It's not very often that you see a movie in theaters that you expect to win Best Picture. Last year, when I finally laid eyes on The King's Speech, it was still looking like The Social Network, all the way. Who could have known, when walking into a sparingly populated theater in the summer of 2009, that The Hurt Locker would eventually take the crown (Funnily enough, I saw it with a friend as part of a double-feature with the goofy mumble-core comedy Humpday; We both preferred the laugher). So yes, it's a rarity to walk in with such absurdly lofty expectations, a burden on the film, really, but these are the exact conditions in which I finally met The Artist, the first silent film with a legitimate shot at winning Oscar's top prize in decades upon decades.
Yes, you read that right. Silent. With the exception of a few choice moments of sound, The Artist plays by almost all of the rules of the silent era, including being filmed in a fuzzy black and white, and being presented in a 1.37:1 ratio (a square that only occupies a slight majority of today's rectangular screens). The story comes secondary to all of these choices, but, of course, still merits explanation. In the year 1927, George Valentin (Jean Dujardin) is a massive silent-film star. Along with his trusty, omnipresent Jack Russell, he struts and yucks it up with everyone who will give him attention (who is everyone), his wily, cocky demeanor driving his producer (John Goodman) up the wall. Almost on a whim, Valentin decides to promote the career of a young, energetic beauty named Peppy Miller (Bérénice Bejo), and the two flirt at a romance, despite the fact that Valentin is still in the middle of a loveless marriage. Time, however, is not kind to Valentin, and after the studio decides to go in the direction of talkies, George's star starts plummeting, just as Peppy's is rising.
There are times, while you're in the middle of watching The Artist, where it can feel like the homework session that it sounds like on paper. These moments, mostly sectioned off into the woe-is-me middle third, hint at the fact that, even while clocking in at only just over an hour and a half, this movie might not have enough story to carry a proper narrative. But, as previously stated, this one was never about story anyways. It's about showmanship, charm, and nostalgic pinning, all of which The Artist has in spades. The performances are just peerless, walking an impossible line between proper emulation of the over-acting of the day, and the more subtle emoting required of today's screen performers. Dujardin and Bejo just look and move like 20's and 30's film stars, the former blessed with unique physical gifts, and a smile with enough wattage to power a small city, the later as bouncy and lovely as the heroine's of the day.

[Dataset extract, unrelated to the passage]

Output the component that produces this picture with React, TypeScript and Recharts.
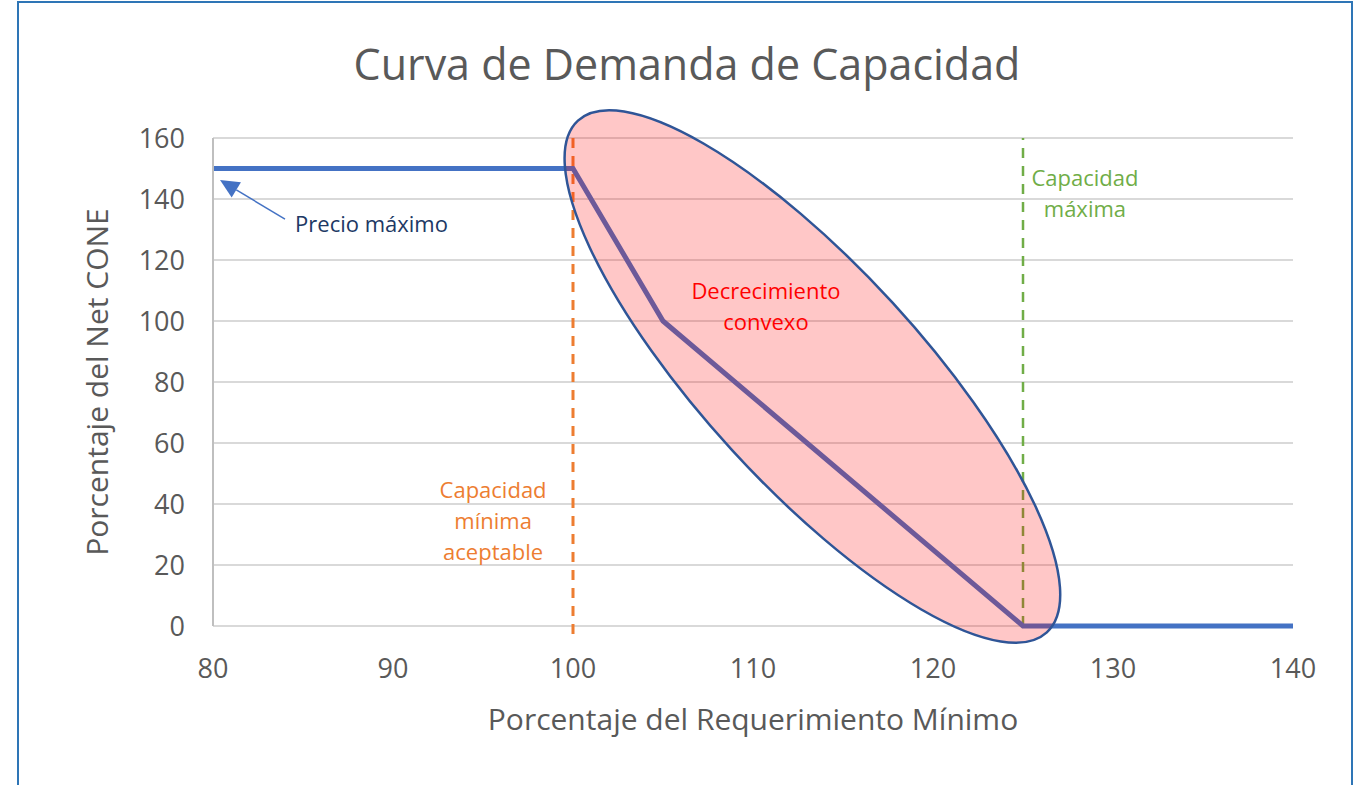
import React from 'react';
import {
  LineChart,
  Line,
  XAxis,
  YAxis,
  CartesianGrid,
  ReferenceLine,
  ReferenceDot,
} from 'recharts';

// curve: % of minimum requirement -> % of Net CONE
const capacityPct = [80, 100, 105, 125, 140];
const netConePct = [150, 150, 100, 0, 0];

const xTicks = [80, 90, 100, 110, 120, 130, 140];
const yTicks = [0, 20, 40, 60, 80, 100, 120, 140, 160];

const minAcceptable = 100;
const maxCapacity = 125;

// arrow "Precio máximo": tail -> tip
const arrowTail = { x: 84.0, y: 133.4 };
const arrowTip = { x: 80.39, y: 146.2 };

// highlighted region centre
const ellipseCenter = { x: 113.3, y: 81.8 };

const annotations = [
  { x: 84.56, y: 132.1, lines: ['Precio máximo'], color: '#203864', anchor: 'start' },
  { x: 110.72, y: 110.2, lines: ['Decrecimiento', 'convexo'], color: '#FF0000', anchor: 'middle' },
  { x: 95.56, y: 44.9, lines: ['Capacidad', 'mínima', 'aceptable'], color: '#ED7D31', anchor: 'middle' },
  { x: 128.44, y: 147.2, lines: ['Capacidad', 'máxima'], color: '#70AD47', anchor: 'middle' },
];

const data = capacityPct.map((x, i) => ({ x, y: netConePct[i] }));

const FONT = '"Open Sans", sans-serif';
const GRAY = '#595959';

const Arrow = (props: any) => {
  const { x1, y1, x2, y2 } = props;
  const dx = x2 - x1;
  const dy = y2 - y1;
  const len = Math.sqrt(dx * dx + dy * dy);
  const ux = dx / len;
  const uy = dy / len;
  const headLen = 19;
  const headW = 9;
  const bx = x2 - ux * headLen;
  const by = y2 - uy * headLen;
  return (
    <g>
      <line x1={x1} y1={y1} x2={bx} y2={by} stroke="#4472C4" strokeWidth={1.5} />
      <polygon
        points={`${x2},${y2} ${bx - uy * headW},${by + ux * headW} ${bx + uy * headW},${by - ux * headW}`}
        fill="#4472C4"
      />
    </g>
  );
};

const Ellipse = (props: any) => {
  const { cx, cy } = props;
  return (
    <ellipse
      cx={cx}
      cy={cy}
      rx={347}
      ry={109}
      transform={`rotate(47.5 ${cx} ${cy})`}
      fill="#FF0000"
      fillOpacity={0.22}
      stroke="#2F5597"
      strokeWidth={2.5}
    />
  );
};

const makeNote = (lines: string[], color: string, anchor: string) => (props: any) => {
  const { cx, cy } = props;
  return (
    <text
      x={cx}
      y={cy}
      fill={color}
      fontSize={22}
      fontFamily={FONT}
      textAnchor={anchor}
      dominantBaseline="central"
    >
      {lines.map((l, i) => (
        <tspan key={i} x={cx} dy={i === 0 ? 0 : 31}>
          {l}
        </tspan>
      ))}
    </text>
  );
};

export default function App() {
  return (
    <div
      style={{
        position: 'absolute',
        left: 0,
        top: 0,
        width: 1362,
        height: 785,
        overflow: 'hidden',
        background: '#fff',
      }}
    >
      <div
        style={{
          position: 'absolute',
          left: 17,
          top: 1,
          width: 1336,
          height: 830,
          border: '2px solid #2E75B6',
          boxSizing: 'border-box',
        }}
      />
      <svg width={1362} height={110} style={{ position: 'absolute', left: 0, top: 0 }}>
        <text x={687} y={80} textAnchor="middle" fill={GRAY} fontSize={43} fontFamily={FONT}>
          Curva de Demanda de Capacidad
        </text>
      </svg>
      <div style={{ position: 'absolute', left: 0, top: 0 }}>
        <LineChart
          width={1362}
          height={785}
          data={data}
          margin={{ top: 138, right: 69, bottom: 49, left: 83 }}
          style={{ fontFamily: FONT }}
        >
          <CartesianGrid vertical={false} stroke="#D9D9D9" strokeWidth={2} />
          <XAxis
            dataKey="x"
            type="number"
            domain={[80, 140]}
            ticks={xTicks}
            height={110}
            tickLine={false}
            tickSize={0}
            tickMargin={33}
            axisLine={false}
            tick={{ fill: GRAY, fontSize: 27 }}
            label={{
              value: 'Porcentaje del Requerimiento Mínimo',
              position: 'insideBottom',
              offset: 6,
              fill: GRAY,
              fontSize: 30,
            }}
          />
          <YAxis
            type="number"
            domain={[0, 160]}
            ticks={yTicks}
            width={130}
            tickLine={false}
            tickSize={0}
            tickMargin={28}
            axisLine={{ stroke: '#BFBFBF', strokeWidth: 2 }}
            tick={{ fill: GRAY, fontSize: 27 }}
            label={{
              value: 'Porcentaje del Net CONE',
              angle: -90,
              position: 'insideLeft',
              offset: 14,
              fill: GRAY,
              fontSize: 30,
              style: { textAnchor: 'middle' },
            }}
          />
          <ReferenceLine
            segment={[
              { x: minAcceptable, y: 160 },
              { x: minAcceptable, y: -3.3 },
            ]}
            ifOverflow="visible"
            stroke="#ED7D31"
            strokeWidth={3}
            strokeDasharray="10 8"
          />
          <ReferenceLine
            x={maxCapacity}
            stroke="#70AD47"
            strokeWidth={2.5}
            strokeDasharray="10 8"
          />
          <Line
            type="linear"
            dataKey="y"
            stroke="#4472C4"
            strokeWidth={5}
            dot={false}
            isAnimationActive={false}
          />
          <ReferenceDot
            x={ellipseCenter.x}
            y={ellipseCenter.y}
            r={0}
            ifOverflow="visible"
            shape={Ellipse}
          />
          <ReferenceLine
            segment={[arrowTail, arrowTip]}
            ifOverflow="visible"
            shape={Arrow}
          />
          {annotations.map((a, i) => (
            <ReferenceDot
              key={i}
              x={a.x}
              y={a.y}
              r={0}
              ifOverflow="visible"
              shape={makeNote(a.lines, a.color, a.anchor)}
            />
          ))}
        </LineChart>
      </div>
    </div>
  );
}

Writer/Director Michel Hazanavicius gets so much right. The costumes, the sets, and the melodramatic tone are all just spot on, as if the flick was dug out of a forgotten time capsule. He does, however, break away from these tropes from time to time, as in those aforementioned uses of sound, and a few camera movements that would have likely proved impossible at the time (not to mention a much-debated use of a piece of the Vertigo score, a movie that came out decades after the time period). At first, I was a tad up in arms over these choices, wondering why Hazanavicius couldn't have just followed his thesis all the way, but with time, I've decided that they are actually his real stab at transcendence. The man takes us through a tour of early technical film history, and as boring as that sounds, it's not... at all. His eye catches and silently explains so much of what makes both silent films, and those blessed with sound extraordinary in their own right, describing the magic of cinema without a sound. As the days have passed since I saw The Artist, the film has grown and grown in my mind, many of its individual scenes likely to stay with me forever. It's not what I would pick to win Best Picture, but as a loving, dazzling, fun trip back in time, and a love-letter to all the things that have pushed movie to where they are today, it's more than well-qualified.